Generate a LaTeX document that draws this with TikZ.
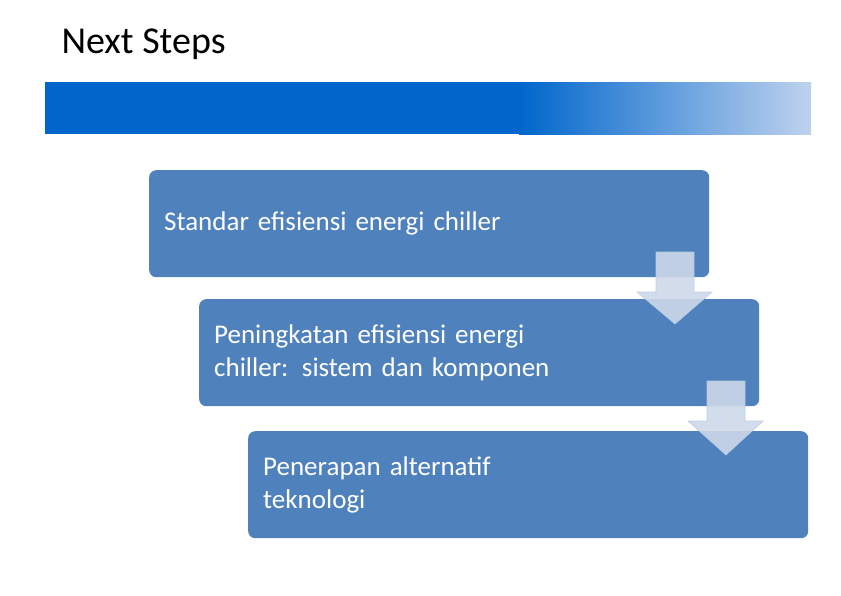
\documentclass[tikz,border=0pt]{standalone}
\usepackage{fontspec}
\setmainfont{Carlito}
\usetikzlibrary{positioning}
\definecolor{boxblue}{RGB}{79,129,189}
\definecolor{barblue}{RGB}{0,102,204}
\definecolor{barlight}{RGB}{190,210,238}
\definecolor{arrowfill}{RGB}{205,216,232}
\begin{document}
\begin{tikzpicture}[x=1pt,y=-1pt,
  stepbox/.style={fill=boxblue,rounded corners=7pt,minimum width=560pt,
    minimum height=107pt,anchor=north west,text width=530pt,align=left,
    text=white,font=\fontsize{27}{33}\selectfont,inner xsep=12pt},
  downarrow/.style={fill=arrowfill,draw=boxblue!40,line width=0.6pt,opacity=0.9}]
  \useasboundingbox (0,0) rectangle (841,595);
  \node[anchor=base west,font=\fontsize{38}{44}\selectfont] (title) at (58,53) {Next Steps};
  % banner
  \fill[barblue] (45,82) rectangle (520,134);
  \shade[left color=barblue,right color=barlight,shading angle=90] (519,82) rectangle (811,134);
  % steps
  \node[stepbox] (s1) at (149,170) {Standar efisiensi energi chiller};
  \node[stepbox] (s2) at (199,299) {Peningkatan efisiensi energi\\chiller: sistem dan komponen};
  \node[stepbox] (s3) at (248,431) {Penerapan alternatif\\teknologi};
  % arrows between steps
  \draw[downarrow] (656,252) -- (694,252) -- (694,292) -- (712,292) -- (675,324)
    -- (637,292) -- (656,292) -- cycle;
  \draw[downarrow] (707,381) -- (745,381) -- (745,421) -- (763,421) -- (726,455)
    -- (688,421) -- (707,421) -- cycle;
\end{tikzpicture}
\end{document}
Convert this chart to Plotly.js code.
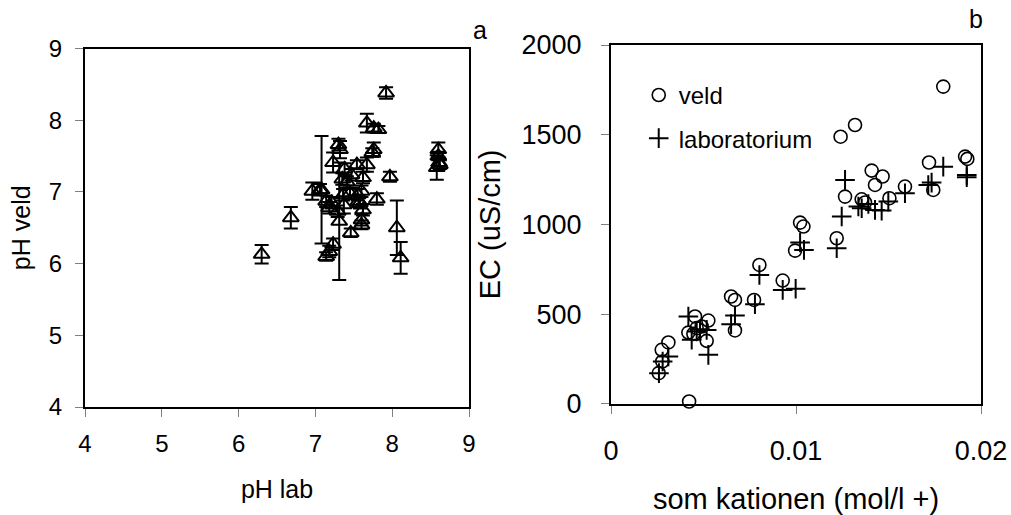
<!DOCTYPE html>
<html>
<head>
<meta charset="utf-8">
<script src="https://cdn.plot.ly/plotly-3.0.1.min.js"></script>
<style>html,body{margin:0;padding:0;background:#fff;}#chart{width:1011px;height:515px;}</style>
</head>
<body>
<div id="chart"></div>
<script>
// Panel a: pH lab vs pH veld (with error bars on pH veld)
var phLab  = [6.30, 6.68, 6.96, 7.08, 7.14, 7.18, 7.23, 7.31, 7.37, 7.18, 7.14, 7.21, 7.32, 7.30, 7.23, 7.38, 7.35, 7.41, 7.47, 7.54, 7.67, 7.62, 7.60, 7.58, 7.62, 7.60, 7.56, 7.67, 7.76, 7.82, 7.76, 7.74, 7.92, 7.80, 7.97, 8.06, 8.11, 8.60, 8.60, 8.61, 8.58, 8.62, 7.06, 7.36, 7.45, 7.55, 7.60, 7.46, 7.29];
var phVeld = [6.13, 6.64, 7.01, 7.03, 6.10, 6.17, 6.27, 6.59, 6.82, 6.78, 6.87, 6.85, 7.59, 7.66, 7.41, 7.32, 7.18, 7.14, 7.24, 7.38, 7.38, 7.20, 7.01, 6.85, 6.75, 6.61, 6.87, 7.96, 7.89, 7.87, 7.59, 7.55, 8.38, 6.90, 7.21, 6.50, 6.08, 7.59, 7.50, 7.41, 7.34, 7.38, 7.03, 6.96, 6.98, 6.96, 6.54, 6.43, 6.73];
var phErr  = [0.13, 0.15, 0.12, 0.75, 0.06, 0.08, 0.08, 0.82, 0.12, 0.08, 0.08, 0.08, 0.12, 0.08, 0.14, 0.08, 0.08, 0.08, 0.08, 0.06, 0.10, 0.08, 0.08, 0.08, 0.08, 0.08, 0.08, 0.13, 0.06, 0.05, 0.10, 0.06, 0.08, 0.08, 0.07, 0.38, 0.22, 0.10, 0.06, 0.06, 0.17, 0.06, 0.08, 0.08, 0.08, 0.08, 0.06, 0.06, 0.08];

// Panel b: som kationen vs EC
var kationVeld = [0.01796, 0.01319, 0.01241, 0.01914, 0.01926, 0.01719, 0.01409, 0.01468, 0.01427, 0.01589, 0.01742, 0.01265, 0.01355, 0.01373, 0.01505, 0.01022, 0.01040, 0.01220, 0.00995, 0.00802, 0.00928, 0.00649, 0.00670, 0.00773, 0.00670, 0.00310, 0.00274, 0.00277, 0.00258, 0.00454, 0.00418, 0.00463, 0.00490, 0.00526, 0.00517, 0.00445, 0.00422];
var ecVeld     = [1768, 1554, 1489, 1378, 1365, 1345, 1300, 1267, 1220, 1211, 1192, 1155, 1140, 1122, 1146, 1010, 988, 923, 854, 774, 687, 598, 579, 579, 409, 342, 301, 236, 171, 487, 397, 422, 431, 464, 351, 390, 13];
var kationLab  = [0.01796, 0.01733, 0.01715, 0.01923, 0.01923, 0.01265, 0.01247, 0.01589, 0.01499, 0.01463, 0.01427, 0.01391, 0.01355, 0.01337, 0.01022, 0.01043, 0.01220, 0.00998, 0.00928, 0.00802, 0.00778, 0.00670, 0.00649, 0.00418, 0.00436, 0.00463, 0.00481, 0.00517, 0.00526, 0.00310, 0.00279, 0.00259];
var ecLab      = [1322, 1233, 1220, 1276, 1263, 1248, 1044, 1174, 1127, 1077, 1081, 1114, 1090, 1100, 899, 858, 867, 641, 635, 718, 555, 492, 444, 487, 357, 403, 416, 412, 273, 264, 236, 171];

var xTicksA = [4, 5, 6, 7, 8, 9];
var yTicksA = [4, 5, 6, 7, 8, 9];
var xTicksB = [0, 0.01, 0.02];
var yTicksB = [0, 500, 1000, 1500, 2000];

var FONT = 'Liberation Sans, Arial, sans-serif';

var traces = [
  {
    x: phLab, y: phVeld, xaxis: 'x', yaxis: 'y', type: 'scatter', mode: 'markers',
    showlegend: false, cliponaxis: false,
    marker: {symbol: 'triangle-up-open', size: 14, color: '#000', line: {width: 2, color: '#000'}},
    error_y: {type: 'data', array: phErr, visible: true, color: '#000', thickness: 2, width: 7}
  },
  {
    x: kationVeld, y: ecVeld, xaxis: 'x2', yaxis: 'y2', type: 'scatter', mode: 'markers',
    name: 'veld', legendgroup: 'g1', cliponaxis: false,
    marker: {symbol: 'circle-open', size: 13, color: '#000', line: {width: 1.6, color: '#000'}}
  },
  {
    x: kationLab, y: ecLab, xaxis: 'x2', yaxis: 'y2', type: 'scatter', mode: 'markers',
    name: 'laboratorium', legendgroup: 'g2', cliponaxis: false,
    marker: {symbol: 'cross-thin-open', size: 14, color: '#000', line: {width: 2, color: '#000'}}
  }
];

function axisBase(extra) {
  var a = {
    showline: true, linecolor: '#000', linewidth: 2, mirror: true,
    ticks: 'outside', ticklen: 8, tickcolor: '#808080', tickwidth: 1,
    showgrid: false, zeroline: false, automargin: false,
    tickfont: {family: FONT, color: '#000'}
  };
  for (var k in extra) a[k] = extra[k];
  return a;
}

var layout = {
  width: 1011, height: 515,
  margin: {l: 85, r: 30, t: 45, b: 108},
  paper_bgcolor: '#fff', plot_bgcolor: '#fff',
  font: {family: FONT, color: '#000'},
  showlegend: true,
  legend: {
    x: 0.618, y: 0.923, xanchor: 'left', yanchor: 'top',
    bgcolor: 'rgba(0,0,0,0)', borderwidth: 0,
    font: {family: FONT, size: 24, color: '#000'},
    tracegroupgap: 9
  },
  xaxis: axisBase({
    domain: [0, 0.4286], range: [4, 9], tickvals: xTicksA, ticktext: xTicksA.map(String),
    anchor: 'y', tickfont: {family: FONT, size: 24, color: '#000'}, ticklabelstandoff: 6,
    title: {text: 'pH lab', font: {family: FONT, size: 25, color: '#000'}, standoff: 25}
  }),
  yaxis: axisBase({
    domain: [0, 0.9903], range: [4, 9], tickvals: yTicksA, ticktext: yTicksA.map(String),
    anchor: 'x', tickfont: {family: FONT, size: 24, color: '#000'}, ticklabelstandoff: 8,
    title: {text: 'pH veld', font: {family: FONT, size: 25, color: '#000'}, standoff: 11}
  }),
  xaxis2: axisBase({
    domain: [0.5871, 1], range: [0, 0.02], tickvals: xTicksB, ticktext: ['0', '0.01', '0.02'],
    anchor: 'y2', tickfont: {family: FONT, size: 27, color: '#000'}, ticklabelstandoff: 14,
    title: {text: 'som kationen (mol/l +)', font: {family: FONT, size: 29, color: '#000'}, standoff: 26}
  }),
  yaxis2: axisBase({
    domain: [0.0088, 1], range: [0, 2000], tickvals: yTicksB, ticktext: yTicksB.map(String),
    anchor: 'x2', tickfont: {family: FONT, size: 27, color: '#000'}, ticklabelstandoff: 14,
    title: {text: 'EC (uS/cm)', font: {family: FONT, size: 29, color: '#000'}, standoff: 12}
  }),
  annotations: [
    {text: 'a', xref: 'paper', yref: 'paper', x: 0.4408, y: 1.0428, xanchor: 'center', yanchor: 'middle',
     showarrow: false, font: {family: FONT, size: 25, color: '#000'}},
    {text: 'b', xref: 'paper', yref: 'paper', x: 0.9944, y: 1.0732, xanchor: 'center', yanchor: 'middle',
     showarrow: false, font: {family: FONT, size: 25, color: '#000'}}
  ]
};

Plotly.newPlot('chart', traces, layout, {displayModeBar: false, staticPlot: true});
</script>
</body>
</html>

____

The task: Search the entries for "with" and copy out each line that has it.

Complete answer:
Generate a LaTeX document that draws this with TikZ.
// Panel a: pH lab vs pH veld (with error bars on pH veld)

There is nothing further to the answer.